Thursday, June 20, 2013

Building a Better Senate redux

I previously blogged some ideas for improving the Senate, building on the advantages of the existing model by making it less partisan.

While reading this article (although not directly related to its content), I came up with a simpler way to do the same thing.

First, we make senators non-partisan.  They can't be members of a party, they don't identify themselves as "Conservative senators" or "Liberal senators", there are no Senate party caucuses.  They're just senators.

Then comes the important part: government of the day cannot appoint any senators who are or have ever been members of its political party (or any of that party's predecessors).  It can appoint people who are or have been members of other political parties, it can appoint people who have never been a member of any political party, but it can't appoint from its own party.

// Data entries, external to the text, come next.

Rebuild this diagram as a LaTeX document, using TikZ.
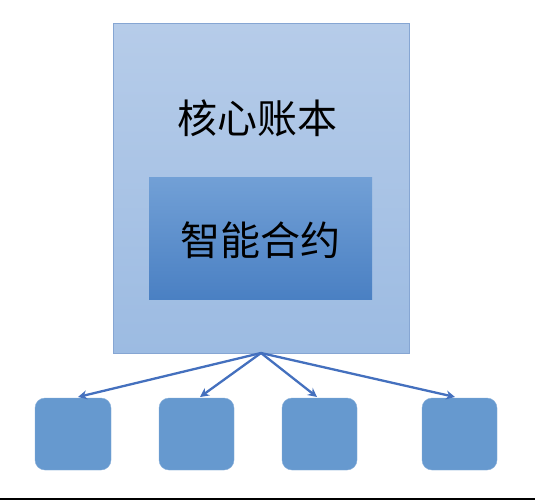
\documentclass[tikz,border=0pt]{standalone}
\usepackage{fontspec}
\newfontfamily\cjk{Noto Sans CJK SC}
\usetikzlibrary{arrows.meta}
\definecolor{outerTop}{HTML}{B6CCE9}
\definecolor{outerBot}{HTML}{9CBBE2}
\definecolor{outerLine}{HTML}{86A6D3}
\definecolor{innerTop}{HTML}{72A0D6}
\definecolor{innerBot}{HTML}{4A80C3}
\definecolor{leafFill}{HTML}{6699CF}
\definecolor{arrowCol}{HTML}{4470BE}
\tikzset{
  ledger/.style={draw=outerLine, line width=1pt, top color=outerTop, bottom color=outerBot},
  contract/.style={draw=none, top color=innerTop, bottom color=innerBot},
  leaf/.style={fill=leafFill, draw=leafFill!80!white, rounded corners=10pt},
  link/.style={draw=arrowCol, line width=2.3pt, -{Stealth[length=9pt,width=9pt]}},
  lbl/.style={font=\cjk\fontsize{40}{44}\selectfont, text=black}
}
\begin{document}
\begin{tikzpicture}[x=1pt,y=-1pt]
\useasboundingbox (0,0) rectangle (535,500);
\fill[white] (0,0) rectangle (535,500);
\draw[black, line width=2pt] (0,499) -- (535,499);
% outer ledger box
\path[ledger] (113,24) rectangle (409,353);
\node[lbl] (ledgerText) at (257,118) {核心账本};
% inner contract box
\path[contract] (149,177) rectangle (372,299);
\node[lbl] (contractText) at (260,240) {智能合约};
% hub coordinate
\coordinate (hub) at (261,353);
% leaves
\path[leaf] (35,398) rectangle (111,470);
\path[leaf] (159,398) rectangle (234,470);
\path[leaf] (282,398) rectangle (357,470);
\path[leaf] (422,398) rectangle (497,470);
\coordinate (t1) at (78,397);
\coordinate (t2) at (200,397);
\coordinate (t3) at (317,397);
\coordinate (t4) at (455,397);
\draw[link] (hub) -- (t1);
\draw[link] (hub) -- (t2);
\draw[link] (hub) -- (t3);
\draw[link] (hub) -- (t4);
\end{tikzpicture}
\end{document}
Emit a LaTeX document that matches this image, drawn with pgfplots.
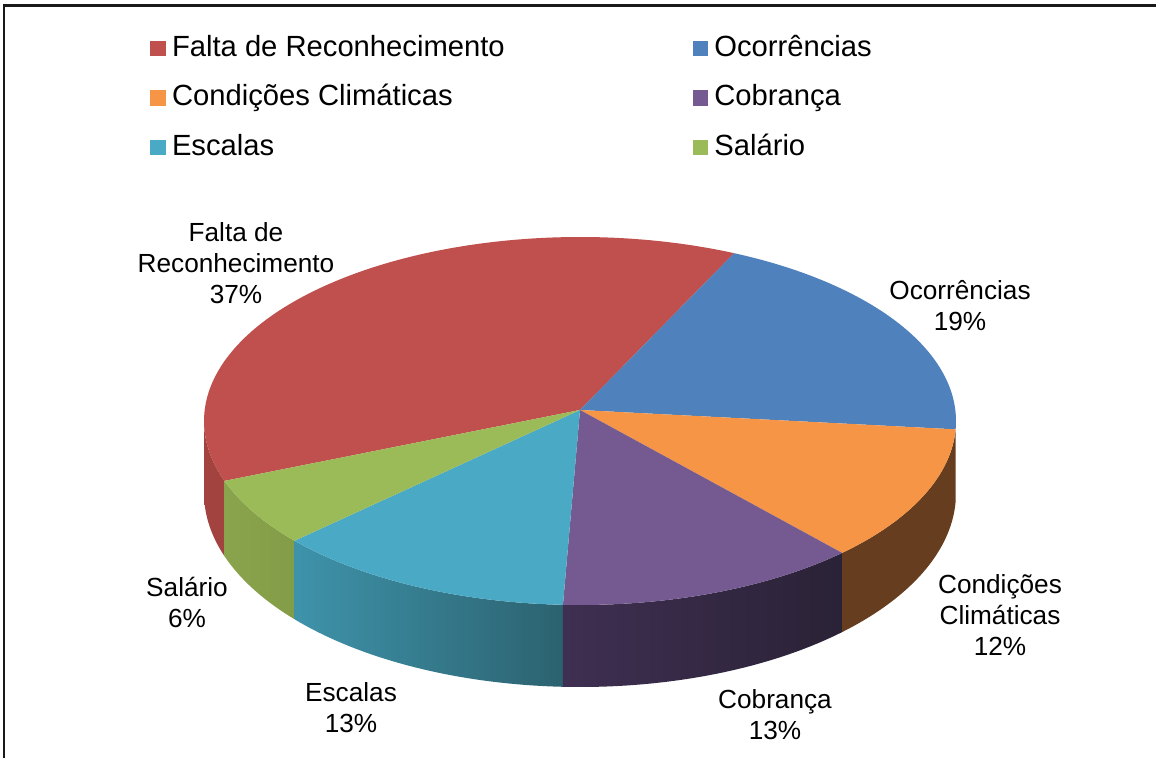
\documentclass[border=0pt]{standalone}
\usepackage{fontspec}
\setmainfont{Liberation Sans}
\usepackage{pgfplots}
\usepackage{pgfplotstable}
\pgfplotsset{compat=1.18}

% share of each category, in per cent, in the order of the legend
\pgfplotstableread{
idx pct
0 37
1 19
2 12
3 13
4 13
5 6
}\pietable

\definecolor{cRed}{HTML}{C0504D}
\definecolor{cBlue}{HTML}{4F81BD}
\definecolor{cOrange}{HTML}{F59545}
\definecolor{cPurple}{HTML}{745A90}
\definecolor{cTeal}{HTML}{4AAAC5}
\definecolor{cGreen}{HTML}{9BBB59}
\definecolor{sRed}{HTML}{A2433F}
\definecolor{sBlue}{HTML}{3A5F8C}
\definecolor{sOrange}{HTML}{663D1E}
\definecolor{sPurpleL}{HTML}{3F2F52}
\definecolor{sPurpleR}{HTML}{2A2236}
\definecolor{sTealL}{HTML}{3E93AA}
\definecolor{sTealR}{HTML}{2C6270}
\definecolor{sGreenL}{HTML}{8AA44D}
\definecolor{sGreenR}{HTML}{839C47}

\def\cx{580}\def\cy{421}\def\vx{580}\def\vy{410}\def\rx{376}\def\ry{184}

\newcommand\pietop[3]{%
  \addplot[forget plot, draw=none, fill=#3, domain=#1:#2, samples=120, variable=\t]
    ({\cx+\rx*cos(\t)},{\cy-\ry*sin(\t)}) -- (axis cs:\vx,\vy) -- cycle;}

\newcommand\pieside[4]{%
  \addplot[forget plot, draw=none, left color=#3, right color=#4,
    domain=0:201, samples=202, variable=\t]
    ({\cx+\rx*cos(ifthenelse(\t<100.5,#1+(#2-#1)*\t/100,#2-(#2-#1)*(\t-101)/100))},
     {\cy-\ry*sin(ifthenelse(\t<100.5,#1+(#2-#1)*\t/100,#2-(#2-#1)*(\t-101)/100))
      +ifthenelse(\t<100.5,0,72-10*sin(ifthenelse(\t<100.5,#1+(#2-#1)*\t/100,#2-(#2-#1)*(\t-101)/100)))})
    -- cycle;}

\newcommand\lab{\fontsize{13.1pt}{15.5pt}\selectfont}
\newcommand\leg{\fontsize{14.6pt}{17pt}\selectfont}

\begin{document}
\pgfplotstablegetelem{0}{pct}\of\pietable\edef\pA{\pgfplotsretval}%
\pgfplotstablegetelem{1}{pct}\of\pietable\edef\pB{\pgfplotsretval}%
\pgfplotstablegetelem{2}{pct}\of\pietable\edef\pC{\pgfplotsretval}%
\pgfplotstablegetelem{3}{pct}\of\pietable\edef\pD{\pgfplotsretval}%
\pgfplotstablegetelem{4}{pct}\of\pietable\edef\pE{\pgfplotsretval}%
\pgfplotstablegetelem{5}{pct}\of\pietable\edef\pF{\pgfplotsretval}%
\pgfmathsetmacro\aS{199}%
\pgfmathsetmacro\aA{\aS-3.6*\pA}%
\pgfmathsetmacro\aB{\aA-3.6*\pB}%
\pgfmathsetmacro\aC{\aB-3.6*\pC}%
\pgfmathsetmacro\aD{\aC-3.6*\pD}%
\pgfmathsetmacro\aE{\aD-3.6*\pE}%
\pgfmathsetmacro\aF{\aE-3.6*\pF}%
\begin{tikzpicture}
\begin{axis}[
  scale only axis, width=578pt, height=379pt,
  xmin=0, xmax=1156, ymin=0, ymax=758, y dir=reverse,
  axis lines=none, clip=false,
  legend columns=2,
  legend image code/.code={\fill[#1] (0pt,-3.6pt) rectangle (7.2pt,3.6pt);},
  legend style={draw=none, fill=none, at={(axis cs:150,34)}, anchor=north west,
    font=\leg, inner sep=0pt, row sep=10.8pt,
    nodes={inner sep=0pt, anchor=west, text height=11pt, text depth=3pt},
    /tikz/every odd column/.append style={column sep=3.2pt},
    /tikz/every even column/.append style={column sep=94pt}},
]
\coordinate (BL) at (axis cs:0,758);
\coordinate (TR) at (axis cs:1156,0);
% sides (front half)
\pieside{180}{\aS}{sRed}{sRed}
\pieside{\aF}{\aE}{sGreenL}{sGreenR}
\pieside{\aE}{\aD}{sTealL}{sTealR}
\pieside{\aD}{\aC}{sPurpleL}{sPurpleR}
\pieside{\aC}{\aB}{sOrange}{sOrange}
\pieside{\aB}{0}{sBlue}{sBlue}
% top faces
\pietop{\aA}{\aS}{cRed}
\pietop{\aB}{\aA}{cBlue}
\pietop{\aC}{\aB}{cOrange}
\pietop{\aD}{\aC}{cPurple}
\pietop{\aE}{\aD}{cTeal}
\pietop{\aF}{\aE}{cGreen}
% legend
\addlegendimage{cRed}\addlegendentry{Falta de Reconhecimento}
\addlegendimage{cBlue}\addlegendentry{Ocorrências}
\addlegendimage{cOrange}\addlegendentry{Condições Climáticas}
\addlegendimage{cPurple}\addlegendentry{Cobrança}
\addlegendimage{cTeal}\addlegendentry{Escalas}
\addlegendimage{cGreen}\addlegendentry{Salário}
% data labels
\node[align=center, font=\lab] at (axis cs:236,263) {Falta de\\Reconhecimento\\\pA\%};
\node[align=center, font=\lab] at (axis cs:960,306) {Ocorrências\\\pB\%};
\node[align=center, font=\lab] at (axis cs:1000,615) {Condições\\Climáticas\\\pC\%};
\node[align=center, font=\lab] at (axis cs:775,715) {Cobrança\\\pD\%};
\node[align=center, font=\lab] at (axis cs:351,708) {Escalas\\\pE\%};
\node[align=center, font=\lab] at (axis cs:187,602) {Salário\\\pF\%};
% frame
\draw[line width=1.1pt, black!90] (axis cs:4,758) -- (axis cs:4,5.5) -- (axis cs:1156,5.5);
\end{axis}
\pgfresetboundingbox
\path[use as bounding box] (BL) rectangle (TR);
\end{tikzpicture}
\end{document}
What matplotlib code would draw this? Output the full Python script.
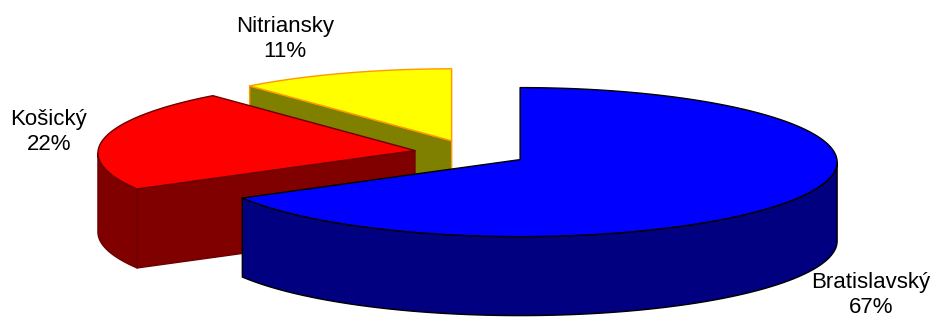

Possible corollary, depending on what percentage of the people who are good senate candidates have ever been members of political parties: each government must appoint a minimum number of senators who are or have been been a member of another political party.  I can see pros and cons of this.

But, either way, it would be the political equivalent of having one sibling cut the cake and another choose the slice.

4 comments:

laura k said...

There would be definite advantages in a non-partisan Senate. It should be non-partisan. But how would you rate this vs abolishing the Senate altogether?

impudent strumpet said...

I would very much prefer to perfect the Senate's sober second thought role rather than abolishing it altogether. I think it's better to have two houses that sort of counterbalance the flaws of each other's systems. (I blogged more about this here.)

However, I would rather abolish it than make it elected, unless they made it elected under a vastly different model than the House of Commons. Just making it into another House of Commons would be a waste of resources.

impudent strumpet said...

In general, I agree with the position of the Globe and Mail article I linked to. I'm just thinking of ways to do the same thing but better.

laura k said...

Thanks. I agree it should not be elected. That would be nuts, IMO. But I wonder if it could ever really be de-politicized - in practice as opposed to in theory.

I'll read the piece you linked to. I'll also go back and read your older post (which I must have read at the time). The Senate has been a big learning curve for me!